You can plan around life's realities. Health issues, caregiving responsibilities, or industry disruptions might force earlier-than-planned exits from the workforce. Having a number-based goal means you're preparing for reality, not an ideal scenario.

Your strategy becomes measurable. Vague goals like "save for retirement" become concrete targets. You can track progress, calculate gaps, and make informed decisions about how much to save and where to invest.

Ready to calculate your path to financial independence?

Month 1: Track every dollar you spend to establish your current cost of living. Use apps, spreadsheets, or old-fashioned notebooks—just get accurate data.

Month 2: Project your retirement expenses. Will you downsize? Travel more? Relocate to a lower cost-of-living area? Be honest about the lifestyle you want.

Month 3: Research your future income sources. Create a my Social Security account to see your estimated benefits. Document any pensions or other guaranteed income.

Month 4: Run the numbers. Subtract guaranteed income from projected expenses, multiply the gap by 25 (the inverse of 4%), and add your safety buffer. That's your target.

Ongoing: Review annually and adjust as circumstances change. Got a raise? Increase your savings rate. Kids graduated? Redirect those education costs to retirement accounts.
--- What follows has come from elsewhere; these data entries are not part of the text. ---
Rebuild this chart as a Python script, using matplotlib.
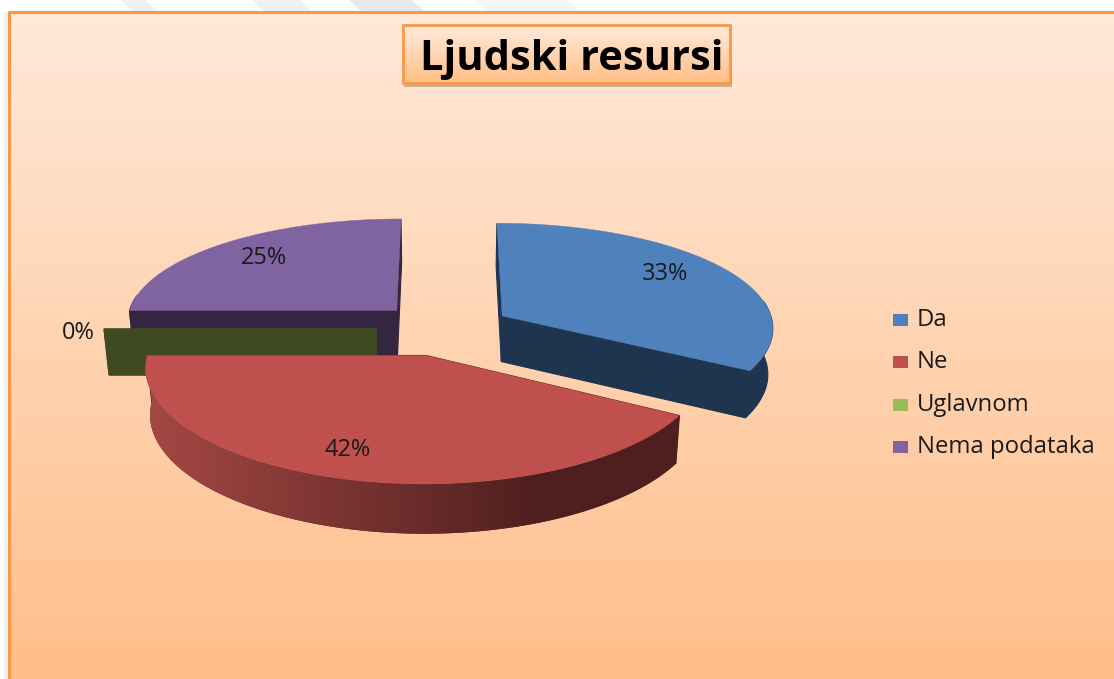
import numpy as np
import matplotlib
matplotlib.use("Agg")
import matplotlib.pyplot as plt
from matplotlib.colors import to_rgb
from matplotlib.patches import Polygon, Rectangle

# raw answers, the percentages come out of these
labels = ["Da", "Ne", "Uglavnom", "Nema podataka"]
values = [4, 5, 0, 3]
top_colors = ["#4F81BD", "#C0504D", "#9BBB59", "#8064A2"]
side_colors = ["#1F344F", "#4E1F1E", "#3F4A20", "#35263F"]
label_pos = [(665, 274), (348, 450), (78, 333), (264, 258)]
legend_y = [320, 362, 405, 447]
title = "Ljudski resursi"

# pie camera, fitted to the picture in pixels
cx, cy = 444, 329
R, H = 272, 106.5
kx, ky = 0.10, 0.118
explode = 0.25
depth = 46
shrink = 0.985


def project(u, v):
    return cx + R * u / (1 - kx * v), cy + H * v / (1 - ky * v)


def project_low(u, v):
    x, y = project(u, v)
    return cx + (x - cx) * shrink, y + depth * (1 / (1 - ky * v)) ** 0.5


def gradient(ax, x0, y0, x1, y1, c_top, c_bottom, zorder):
    a = np.array(to_rgb(c_top))
    b = np.array(to_rgb(c_bottom))
    t = np.linspace(0, 1, 256)[:, None, None]
    img = a[None, None, :] * (1 - t) + b[None, None, :] * t
    return ax.imshow(img, extent=(x0, x1, y1, y0), aspect="auto", zorder=zorder)


plt.rcParams["font.family"] = ["Open Sans", "DejaVu Sans"]
fig = plt.figure(figsize=(11.14, 6.79), dpi=100)
ax = fig.add_axes([0, 0, 1, 1])
ax.axis("off")

# slide background showing above the panel
for x0, x1, c in [(121, 145, "#F0F0F0"), (252, 300, "#F0F0F0"), (349, 412, "#E9E9E9"), (475, 567, "#F6F6F6")]:
    ax.add_patch(Polygon([(x0, 0), (x1, 0), (x1 + 12, 11), (x0 + 12, 11)],
                         fc=c, ec="none", zorder=0))
ax.add_patch(Rectangle((4, 12), 4, 667, fc="#F0F0F0", ec="none", zorder=0))

gradient(ax, 8, 12, 1114, 679, "#FFE9D9", "#FFBE8A", 1)
ax.plot([8.5, 8.5, 1114], [679, 11.5, 11.5], color="#FB9848", lw=2.2, zorder=2)

# title box
ax.add_patch(Rectangle((404, 28), 328, 59, fc="#8A8A8A", ec="none", alpha=0.55, zorder=3))
gradient(ax, 403, 25, 730, 83, "#FFEBDC", "#FFBE86", 4)
ax.add_patch(Rectangle((403, 25), 327, 58, fc="none", ec="#FB9848", lw=2, zorder=5))
ax.text(572, 59, title, fontsize=30, fontweight="bold", color="black",
        ha="center", va="center", zorder=6)

# slices start at 12 o'clock and run clockwise
total = sum(values)
starts = np.cumsum([0] + values[:-1]) / total * 2 * np.pi
sweeps = np.array(values) / total * 2 * np.pi
order = [3, 2, 0, 1]  # back to front
z = 10
for i in order:
    th0, sw = starts[i], sweeps[i]
    mid = th0 + sw / 2
    ox, oy = explode * np.sin(mid), -explode * np.cos(mid)
    th = np.linspace(th0, th0 + sw, 160)
    us = ox + np.sin(th)
    vs = oy - np.cos(th)
    upper = [project(a, b) for a, b in zip(us, vs)]

    # red: cut faces stay under the rim, the others on top of it to close the seam
    faces = []
    for a, b in [(us[0], vs[0]), (us[-1], vs[-1])]:
        faces.append([project(ox, oy), project(a, b), project_low(a, b), project_low(ox, oy)])
    if i == 1:
        for face in faces:
            ax.add_patch(Polygon(face, fc=side_colors[i], ec=side_colors[i], lw=0.8, zorder=z))
        z += 1

    # rim, only on the part of the arc that faces the viewer
    front = -np.cos(th) > -0.15
    if values[i] > 0 and front.any():
        up = [project(a, b) for a, b in zip(us[front], vs[front])]
        low = [project_low(a, b) for a, b in zip(us[front], vs[front])]
        shaded = i == 1
        rim = Polygon(up + low[::-1], fc=side_colors[i],
                      ec="none" if shaded else side_colors[i], lw=0.8, zorder=z)
        ax.add_patch(rim)
        z += 1
        if shaded:
            # only the red rim carries a visible shading, dark from about x=540 on
            xs = np.linspace(145, 690, 400)
            t = np.clip((xs - 145) / (540 - 145), 0, 1)[None, :, None]
            c0 = np.array(to_rgb("#A54844"))[None, None, :]
            c1 = np.array(to_rgb(side_colors[1]))[None, None, :]
            im = ax.imshow(c0 * (1 - t) + c1 * t, extent=(145, 690, 540, 350), aspect="auto", zorder=z)
            im.set_clip_path(rim)
            z += 1

    if i != 1:
        for face in faces:
            ax.add_patch(Polygon(face, fc=side_colors[i], ec=side_colors[i], lw=0.8, zorder=z))
        z += 1

    if values[i] > 0:
        top = [project(ox, oy)] + upper
        ax.add_patch(Polygon(top, fc=top_colors[i], ec=top_colors[i], lw=0.3, zorder=z))
        z += 1

for i, (x, y) in enumerate(label_pos):
    ax.text(x, y, "%d%%" % round(values[i] / total * 100), fontsize=17, color="#1A1A1A",
            ha="center", va="center", zorder=60)

# legend
for name, c, y in zip(labels, top_colors, legend_y):
    ax.add_patch(Rectangle((893, y - 6.5), 15, 12, fc=c, ec="none", zorder=60))
    ax.text(917, y, name, fontsize=17.2, color="#1A1A1A", ha="left", va="center", zorder=60)

ax.set_xlim(0, 1114)
ax.set_ylim(679, 0)
fig.savefig("out.png", dpi=100)
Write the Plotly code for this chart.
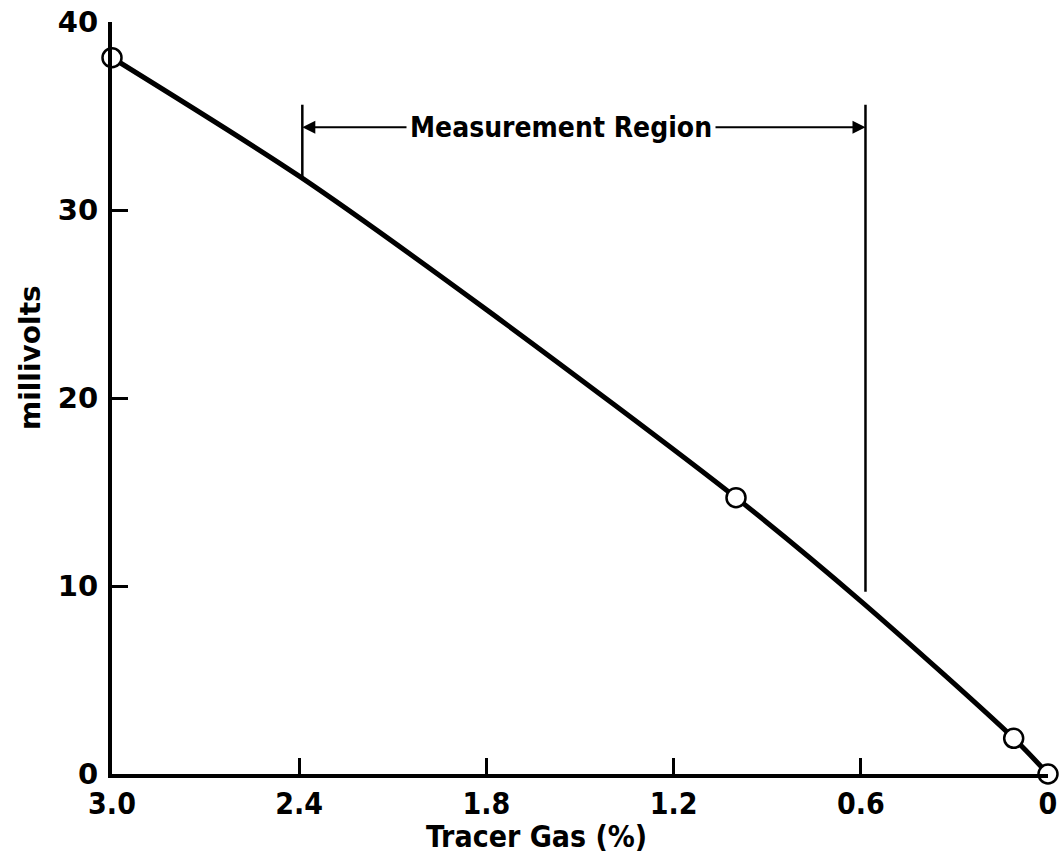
import plotly.graph_objects as go

# Measured data points (open circles)
tracer_pct = [3.0, 1.0, 0.11, 0.0]
millivolts = [38.1, 14.7, 1.9, 0.0]

# Curve as drawn in the figure
curve_pct = [3.0, 2.4, 1.8, 1.0, 0.6, 0.11, 0.0]
curve_mv = [38.1, 31.8, 24.7, 14.7, 9.2, 1.9, 0.0]

region_bounds = [2.39, 0.585]
region_top = 35.6
region_arrow_y = 34.4
region_bottoms = [31.7, 9.7]
region_label = "Measurement Region"

x_ticks = [3.0, 2.4, 1.8, 1.2, 0.6, 0.0]
x_tick_text = ["3.0", "2.4", "1.8", "1.2", "0.6", "0"]
y_ticks = [0, 10, 20, 30, 40]
y_tick_text = ["0", "10", "20", "30", "40"]

NARROW = "DejaVu Sans Condensed, Roboto Condensed, Roboto, sans-serif"
GEO = "DejaVu Sans"

# plot area in pixels
L, R, T, B = 112, 16, 22, 82
W, H = 1064, 856
PW, PH = W - L - R, H - T - B


def px_to_paper(px, py):
    return (px - L) / PW, (H - B - py) / PH


fig = go.Figure()
fig.add_trace(go.Scatter(
    x=curve_pct, y=curve_mv, mode="lines",
    line=dict(color="black", width=5, shape="spline", smoothing=0.8),
    cliponaxis=False, hoverinfo="skip", showlegend=False))
fig.add_trace(go.Scatter(
    x=tracer_pct, y=millivolts, mode="markers",
    marker=dict(symbol="circle", size=19, color="white",
                line=dict(color="black", width=2.5)),
    cliponaxis=False, showlegend=False))

# Region vertical lines
for xb, yb in zip(region_bounds, region_bottoms):
    fig.add_shape(type="line", x0=xb, x1=xb, y0=yb, y1=region_top,
                  xref="x", yref="y", line=dict(color="black", width=2.5))

mid = 1.56
for xb in region_bounds:
    fig.add_annotation(x=xb, y=region_arrow_y, ax=mid, ay=region_arrow_y,
                       xref="x", yref="y", axref="x", ayref="y",
                       text="", showarrow=True, arrowhead=2, arrowsize=1.3,
                       arrowwidth=2, arrowcolor="black")
fig.add_annotation(x=mid, y=region_arrow_y, xref="x", yref="y",
                   text="<b>" + region_label + "</b>", showarrow=False,
                   bgcolor="white", borderpad=3,
                   font=dict(family=NARROW, size=28, color="black"))

# Axis titles as annotations for precise placement
tx, ty = px_to_paper(30, 358)
fig.add_annotation(x=tx, y=ty, xref="paper", yref="paper",
                   xanchor="center", yanchor="middle",
                   text="<b>millivolts</b>", showarrow=False, textangle=-90,
                   font=dict(family=GEO, size=28, color="black"))
tx, ty = px_to_paper(536, 837)
fig.add_annotation(x=tx, y=ty, xref="paper", yref="paper",
                   xanchor="center", yanchor="middle",
                   text="<b>Tracer Gas (%)</b>", showarrow=False,
                   font=dict(family=NARROW, size=30, color="black"))

fig.update_layout(
    width=W, height=H,
    margin=dict(l=L, r=R, t=T, b=B, autoexpand=False),
    plot_bgcolor="white", paper_bgcolor="white",
    showlegend=False,
)
fig.update_xaxes(
    range=[3.0, 0.0], tickvals=x_ticks, ticktext=x_tick_text,
    showgrid=False, zeroline=False, showline=True, linecolor="black",
    linewidth=4, ticks="inside", ticklen=16, tickwidth=2.5, tickcolor="black",
    tickfont=dict(family=NARROW, size=30, color="black", weight="bold"),
    automargin=False,
)
fig.update_yaxes(
    range=[0, 40], tickvals=y_ticks, ticktext=y_tick_text,
    showgrid=False, zeroline=False, showline=True, linecolor="black",
    linewidth=4, ticks="inside", ticklen=16, tickwidth=2.5, tickcolor="black",
    tickfont=dict(family=GEO, size=29, color="black", weight="bold"),
    ticklabelstandoff=4, automargin=False,
)

fig.write_html("out.html")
Making Progress Toward Your Goal

Once you know your number, build a strategy to reach it:

  • Maximize tax-advantaged accounts like 401(k)s and IRAs
  • Automate your savings so you're consistently working toward the goal
  • Optimize your investment allocation based on your timeline and risk tolerance
  • Increase contributions with raises and bonuses
  • Consider side income to accelerate your progress

Viewing retirement as a financial milestone rather than a chronological one fundamentally changes your relationship with work, saving, and planning. It transforms retirement from something that happens to you at 65 into something you actively work toward and achieve on your own terms.

Some will hit their number at 50 and choose early retirement. Others might reach it at 60 but continue working because they love their careers. Still others might need to work into their 70s—and knowing their number helps them plan accordingly without surprises.

The point isn't that everyone should retire early or late. The point is that your retirement should be driven by your financial reality and personal goals, not an arbitrary age someone else decided decades ago.

Your retirement number is waiting to be calculated. Once you know it, every financial decision becomes clearer, and every dollar saved brings you measurably closer to freedom.

What's your number? Start finding out today.

Disclaimer: The information provided is for educational purposes only and should not be considered as advice. Always consult with a qualified professional before making any financial decisions.